Writing decades later, Nalin de Silva drew a distinction between “Buddhism proper” and “Olcott Buddhism.” Pivotal to his distinction was the thesis that, while reformist, the latter worked “within the framework of a Judaic Christian chintanaya.” It comes to no surprise, therefore, that given this process of hybridisation Olcott unleashed, the cultural revival reached its peak, not in the restoration of a pre-colonial Buddhist utopia, but a hybrid artefact in the form of nurti theatre. 
As Kamalika Pieris observes in her biography of P. de S. Kularatne, principal at Ananda College at the time, the plays of Charles Dias and John de Silva, especially Dutugemuna and Wessantara, were performed in the school to which these later “brought unprecedented publicity.” But was it love for theatre, for country, or for the garish costumes in them that appealed to the urban petty bourgeoisie? I am inclined to believe that it was a complex mixture of all three factors. There was a nationalistic streak in these plays, no doubt: de Silva and Dias were regarded as trying to “rekindle the dying embers of patriotism,” which attracted the notice of officials for what was felt to be their object of “creating a spirit of nationalism.” 


At the same time, however, we need to be reminded that Dias and de Silva were more than just “sincere nationalists” (as Sarachchandra once called them); their goal was, as noted by Garret Field, “not nationalist but capitalist: sell records to make a profit.” To that end de Silva staged, not only dramatisations of Sinhala Buddhist history, but also Sinhalese adaptations of that most English of all playwrights, Shakespeare: Othello (1909), The Merchant of Venice (1909) and King Lear (1913). Was there anything “local” and “cultural” in their works, then? 

 

Rapid urbanisation on the one hand and the establishment of a segmented  education system which distinguished between the many and the few on the  other were two of the most distinctive achievements of the era


Neither Sarachchandra nor Charles Abeysekara seemed to think so. The former faulted it for having killed the nadagama, which, according to the latter, “had more intrinsic roots in the native tradition.” Abeysekara was resentful: for him nurti, hailed for its nationalistic overtones, was limited by its social base, “the Sinhala educated urban petty bourgeoisie.” He identified the factors that drove it: insistence on the use of Sinhala, condemnation of Western values, and resort to a fierce nationalism that, curiously, brought together both Buddhist and Christian Sinhalese. 

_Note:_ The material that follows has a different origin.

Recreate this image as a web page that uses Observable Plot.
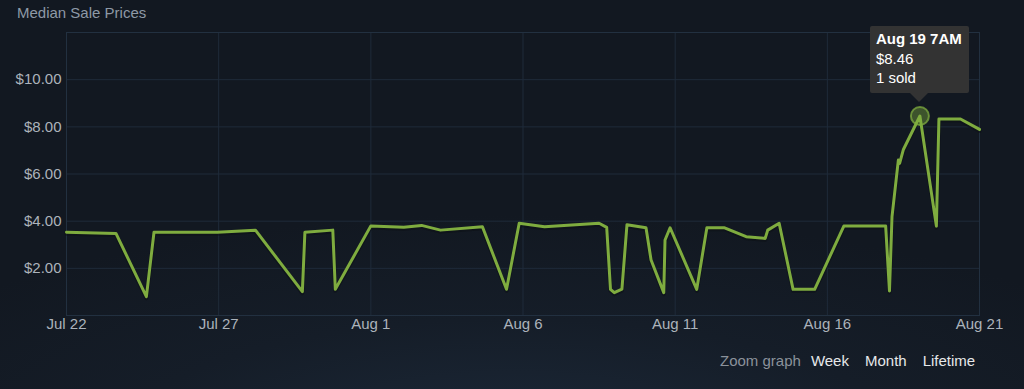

The desire to make a profit seemed to have propelled nationalism there, and the “social base” behind nurti kept on coming for more and more garish works. How garish did they have to be? So garish that, Pieris writes, when an adaptation of a play by Harsha Deva titled ‘Nagananda’ was staged at Ananda, with less action and “still less glitter,” the audience “remained puzzled and fascinated... neither amused nor deeply stirred.” The audience wanted to be entertained. In that sense, nurti was the definitive product of a society still reeling from Victorianism; uncritical of the past, they promoted puritanical values, vilified the outsider, and, as the years went by, propped up, not a cultural tradition, but a cultural mishmash.